Dr. Jane Wankmiller is the director of Northern Michigan University’s Forensic Research Outdoor Station—or FROST. She says it’s actually two facilities, comprising a one-acre outdoor research area and an indoor lab. Wankmiller says the outdoor facility will likely be prepared by the end of October, but it won’t be operational until the lab is complete early next year.
She notes FROST won’t function as a “potter’s field.”
“The people whose remains we use for the research out at the site will be specifically donated to this program by either the people themselves or their next of kin,” she says. “It’s not something that’s going to be a substitute for unclaimed or unidentified remains.”

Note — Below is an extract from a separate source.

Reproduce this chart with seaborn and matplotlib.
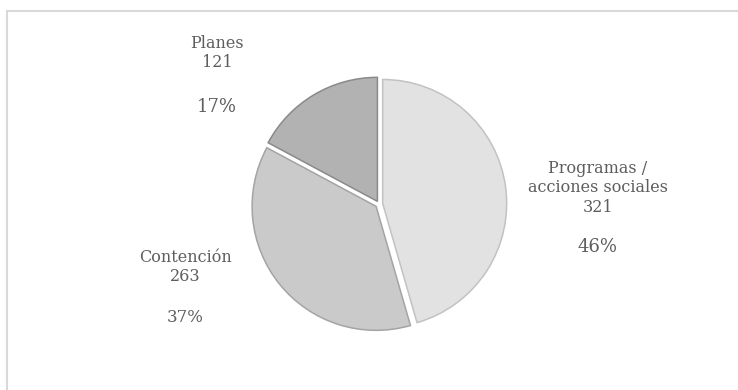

Wankmiller says they’ll likely start by getting baseline data on the area’s freeze/thaw cycle and how it affects decomposition. She says the specimens will be used to solve questions often encountered by law enforcement.
“We have a number of projects lined up that really stem from real-life police cases and things that have been observed, and questions have arisen as to how this came into being,” she says.
Wankmiller says FROST will fill gaps in forensic knowledge and help train law enforcement.
She says NMU is the perfect place for the facility, as the university is very forward-thinking and student-research-driven.